Task
Output the material below unchanged, apart from leaving out the pictures.

Supplied material
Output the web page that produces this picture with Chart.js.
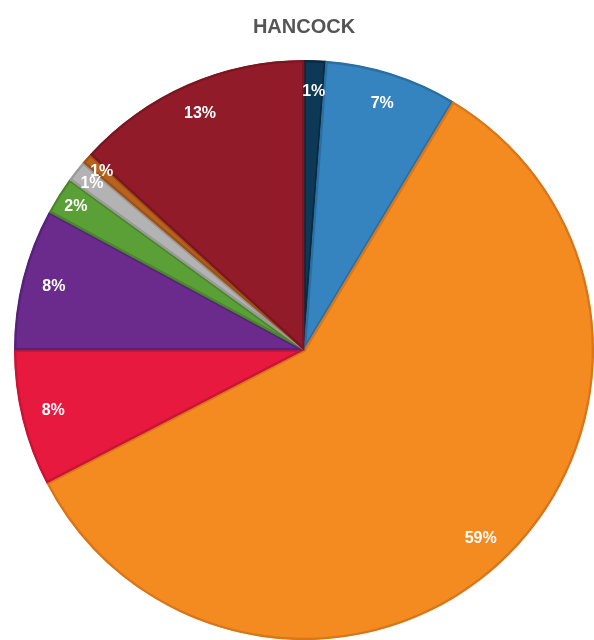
<!DOCTYPE html>
<html>
<head>
<meta charset="utf-8">
<script src="https://cdn.jsdelivr.net/npm/chart.js@4"></script>
<style>
  html, body { margin: 0; padding: 0; background: #fff; }
  #wrap { width: 594px; height: 640px; }
</style>
</head>
<body>
<div id="wrap"><canvas id="pie"></canvas></div>
<script>
// slices clockwise from 12 o'clock
const categories = ['A', 'B', 'C', 'D', 'E', 'F', 'G', 'H', 'I']
const shares = [1.2, 7.4, 58.8, 7.6, 7.9, 2.1, 1.2, 0.6, 13.2]
const fills = ['#0d3957', '#3584bf', '#f38b20', '#e8193f', '#6a2b8d', '#5b9f37', '#b3b3b3', '#b9621d', '#921b29']
const edges = ['#08293f', '#2a6fa4', '#d9761a', '#c91435', '#57227a', '#4a872b', '#9a9a9a', '#9c5217', '#7c1521']

// percentage labels drawn near the rim
const pctLabels = {
  id: 'pctLabels',
  afterDatasetsDraw (chart) {
    const ctx = chart.ctx
    const meta = chart.getDatasetMeta(0)
    ctx.save()
    ctx.fillStyle = '#ffffff'
    ctx.font = 'bold 16px "Liberation Sans", Arial, sans-serif'
    ctx.textAlign = 'center'
    ctx.textBaseline = 'middle'
    meta.data.forEach((arc, i) => {
      const mid = (arc.startAngle + arc.endAngle) / 2
      const r = arc.outerRadius * (i >= 5 && i <= 7 ? 0.93 : 0.89)
      const x = arc.x + Math.cos(mid) * r
      const y = arc.y + Math.sin(mid) * r
      ctx.fillText(Math.max(1, Math.round(shares[i])) + '%', x, y)
    })
    ctx.restore()
  }
}

new Chart(document.getElementById('pie'), {
  type: 'pie',
  data: {
    labels: categories,
    datasets: [{
      data: shares,
      backgroundColor: fills,
      borderColor: edges,
      borderWidth: 2,
      borderAlign: 'inner'
    }]
  },
  options: {
    responsive: true,
    maintainAspectRatio: false,
    animation: false,
    layout: { padding: { left: 14, right: 0, top: 0, bottom: 0 } },
    plugins: {
      legend: { display: false },
      tooltip: { enabled: false },
      title: {
        display: true,
        text: 'HANCOCK',
        color: '#555555',
        font: { size: 20, weight: 'bold', family: '"Liberation Sans", Arial, sans-serif', lineHeight: 1.2 },
        padding: { top: 15, bottom: 21 }
      }
    }
  },
  plugins: [pctLabels]
})
</script>
</body>
</html>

Task solution
Output the web page that produces this picture with Chart.js.
<!DOCTYPE html>
<html>
<head>
<meta charset="utf-8">
<script src="https://cdn.jsdelivr.net/npm/chart.js@4"></script>
<style>
  html, body { margin: 0; padding: 0; background: #fff; }
  #wrap { width: 594px; height: 640px; }
</style>
</head>
<body>
<div id="wrap"><canvas id="pie"></canvas></div>
<script>
// slices clockwise from 12 o'clock
const categories = ['A', 'B', 'C', 'D', 'E', 'F', 'G', 'H', 'I']
const shares = [1.2, 7.4, 58.8, 7.6, 7.9, 2.1, 1.2, 0.6, 13.2]
const fills = ['#0d3957', '#3584bf', '#f38b20', '#e8193f', '#6a2b8d', '#5b9f37', '#b3b3b3', '#b9621d', '#921b29']
const edges = ['#08293f', '#2a6fa4', '#d9761a', '#c91435', '#57227a', '#4a872b', '#9a9a9a', '#9c5217', '#7c1521']

// percentage labels drawn near the rim
const pctLabels = {
  id: 'pctLabels',
  afterDatasetsDraw (chart) {
    const ctx = chart.ctx
    const meta = chart.getDatasetMeta(0)
    ctx.save()
    ctx.fillStyle = '#ffffff'
    ctx.font = 'bold 16px "Liberation Sans", Arial, sans-serif'
    ctx.textAlign = 'center'
    ctx.textBaseline = 'middle'
    meta.data.forEach((arc, i) => {
      const mid = (arc.startAngle + arc.endAngle) / 2
      const r = arc.outerRadius * (i >= 5 && i <= 7 ? 0.93 : 0.89)
      const x = arc.x + Math.cos(mid) * r
      const y = arc.y + Math.sin(mid) * r
      ctx.fillText(Math.max(1, Math.round(shares[i])) + '%', x, y)
    })
    ctx.restore()
  }
}

new Chart(document.getElementById('pie'), {
  type: 'pie',
  data: {
    labels: categories,
    datasets: [{
      data: shares,
      backgroundColor: fills,
      borderColor: edges,
      borderWidth: 2,
      borderAlign: 'inner'
    }]
  },
  options: {
    responsive: true,
    maintainAspectRatio: false,
    animation: false,
    layout: { padding: { left: 14, right: 0, top: 0, bottom: 0 } },
    plugins: {
      legend: { display: false },
      tooltip: { enabled: false },
      title: {
        display: true,
        text: 'HANCOCK',
        color: '#555555',
        font: { size: 20, weight: 'bold', family: '"Liberation Sans", Arial, sans-serif', lineHeight: 1.2 },
        padding: { top: 15, bottom: 21 }
      }
    }
  },
  plugins: [pctLabels]
})
</script>
</body>
</html>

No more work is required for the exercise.